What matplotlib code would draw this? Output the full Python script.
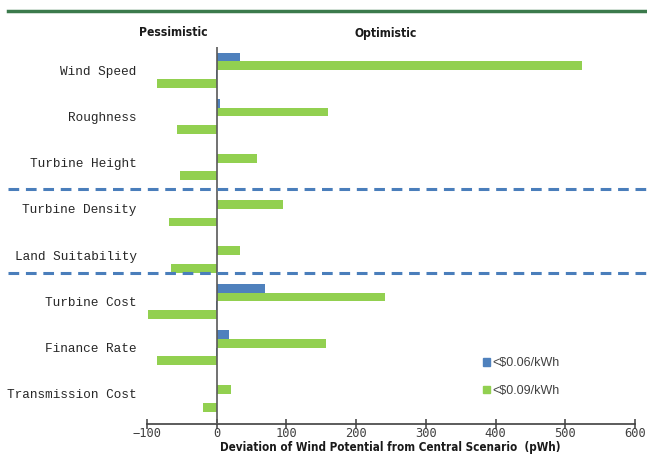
import numpy as np
import matplotlib
matplotlib.use('Agg')
import matplotlib.pyplot as plt
from matplotlib.lines import Line2D
from matplotlib.patches import Patch

# --- data ---
categories = ['Wind Speed', 'Roughness', 'Turbine Height', 'Turbine Density',
              'Land Suitability', 'Turbine Cost', 'Finance Rate', 'Transmission Cost']
opt_006 = [33, 4, 0, 0, 0, 69, 17, 0]          # optimistic, <$0.06/kWh
opt_009 = [524, 159, 58, 95, 33, 241, 157, 20]  # optimistic, <$0.09/kWh
pes_006 = [-1, 0, 0, 0, 0, -1, -1, 0]           # pessimistic, <$0.06/kWh
pes_009 = [-86, -57, -52, -69, -65, -99, -86, -20]  # pessimistic, <$0.09/kWh
separators = [2.58, 4.39]  # dashed group dividers (between categories)
xticks = [-100, 0, 100, 200, 300, 400, 500, 600]

blue = '#4f81bd'
green = '#92d050'
narrow = dict(fontfamily='DejaVu Sans', fontweight='bold', fontstretch='condensed',
              color='#1a1a1a')

fig = plt.figure(figsize=(6.47, 4.58), dpi=100)
ax = fig.add_axes([147 / 647, 1 - 424 / 458, 488 / 647, (424 - 47) / 458])

y = np.arange(len(categories))
h = 0.19
ax.barh(y - 1.5 * h, opt_006, height=h, color=blue, edgecolor='none')
ax.barh(y - 0.5 * h, opt_009, height=h, color=green, edgecolor='none')
ax.barh(y + 0.5 * h, pes_006, height=h, color=blue, edgecolor='none')
ax.barh(y + 1.5 * h, pes_009, height=h, color=green, edgecolor='none')

ax.set_xlim(-100, 600)
ax.set_ylim(7.65, -0.5)
ax.axvline(0, color='#595959', lw=1.2, zorder=3)

for s in ['left', 'right', 'top']:
    ax.spines[s].set_visible(False)
ax.spines['bottom'].set_color('#404040')
ax.spines['bottom'].set_linewidth(1.2)

ax.set_xticks(xticks)
ax.set_xticklabels(['\u2212100' if t < 0 else str(t) for t in xticks],
                   fontfamily='DejaVu Sans Mono', fontsize=8.7, color='#404040')
ax.tick_params(axis='x', direction='inout', length=7, width=1.1, color='#404040', pad=-1)
ax.set_yticks(y)
ax.set_yticklabels(categories, fontfamily='Liberation Mono', fontsize=9.2, color='#262626')
ax.tick_params(axis='y', length=0, pad=7.5)

fig.text(390 / 647, 1 - 447 / 458,
         'Deviation of Wind Potential from Central Scenario  (pWh)',
         ha='center', va='center', fontsize=8.4, **narrow)

# dashed group dividers across the full width
for s in separators:
    ax.axhline(s, xmin=(8 - 147) / 488, xmax=(647 - 147) / 488, color='#4a7ebb',
               lw=2.2, ls=(0, (3.5, 2.2)), clip_on=False, zorder=4)

# top rule
fig.add_artist(Line2D([8 / 647, 1.0], [1 - 11 / 458] * 2, color='#3b7a4c', lw=2.5))

fig.text(173 / 647, 1 - 33 / 458, 'Pessimistic', ha='center', va='center',
         fontsize=8.7, **narrow)
fig.text(386 / 647, 1 - 33 / 458, 'Optimistic', ha='center', va='center',
         fontsize=8.7, **narrow)

handles = [Patch(color=blue), Patch(color=green)]
ax.legend(handles, [r'<\$0.06/kWh', r'<\$0.09/kWh'], loc='upper left',
          bbox_to_anchor=((472 - 147) / 488, (424 - 346) / 377), frameon=False,
          handlelength=0.55, handleheight=0.55, handletextpad=0.15, labelspacing=1.25,
          prop={'family': 'Liberation Sans', 'size': 9}, labelcolor='#404040')

fig.savefig('out.png', dpi=100)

◇ ◇ ◇ ◇ ◇ ◇ ◇

YOUR GOAL. In the data above, please extract the lines from the first one through the line with "ax.spines['bottom'].set_linewidth(1.2)", exactly, and keep pictures out.

RESULT OF THE TASK.
What matplotlib code would draw this? Output the full Python script.
import numpy as np
import matplotlib
matplotlib.use('Agg')
import matplotlib.pyplot as plt
from matplotlib.lines import Line2D
from matplotlib.patches import Patch

# --- data ---
categories = ['Wind Speed', 'Roughness', 'Turbine Height', 'Turbine Density',
              'Land Suitability', 'Turbine Cost', 'Finance Rate', 'Transmission Cost']
opt_006 = [33, 4, 0, 0, 0, 69, 17, 0]          # optimistic, <$0.06/kWh
opt_009 = [524, 159, 58, 95, 33, 241, 157, 20]  # optimistic, <$0.09/kWh
pes_006 = [-1, 0, 0, 0, 0, -1, -1, 0]           # pessimistic, <$0.06/kWh
pes_009 = [-86, -57, -52, -69, -65, -99, -86, -20]  # pessimistic, <$0.09/kWh
separators = [2.58, 4.39]  # dashed group dividers (between categories)
xticks = [-100, 0, 100, 200, 300, 400, 500, 600]

blue = '#4f81bd'
green = '#92d050'
narrow = dict(fontfamily='DejaVu Sans', fontweight='bold', fontstretch='condensed',
              color='#1a1a1a')

fig = plt.figure(figsize=(6.47, 4.58), dpi=100)
ax = fig.add_axes([147 / 647, 1 - 424 / 458, 488 / 647, (424 - 47) / 458])

y = np.arange(len(categories))
h = 0.19
ax.barh(y - 1.5 * h, opt_006, height=h, color=blue, edgecolor='none')
ax.barh(y - 0.5 * h, opt_009, height=h, color=green, edgecolor='none')
ax.barh(y + 0.5 * h, pes_006, height=h, color=blue, edgecolor='none')
ax.barh(y + 1.5 * h, pes_009, height=h, color=green, edgecolor='none')

ax.set_xlim(-100, 600)
ax.set_ylim(7.65, -0.5)
ax.axvline(0, color='#595959', lw=1.2, zorder=3)

for s in ['left', 'right', 'top']:
    ax.spines[s].set_visible(False)
ax.spines['bottom'].set_color('#404040')
ax.spines['bottom'].set_linewidth(1.2)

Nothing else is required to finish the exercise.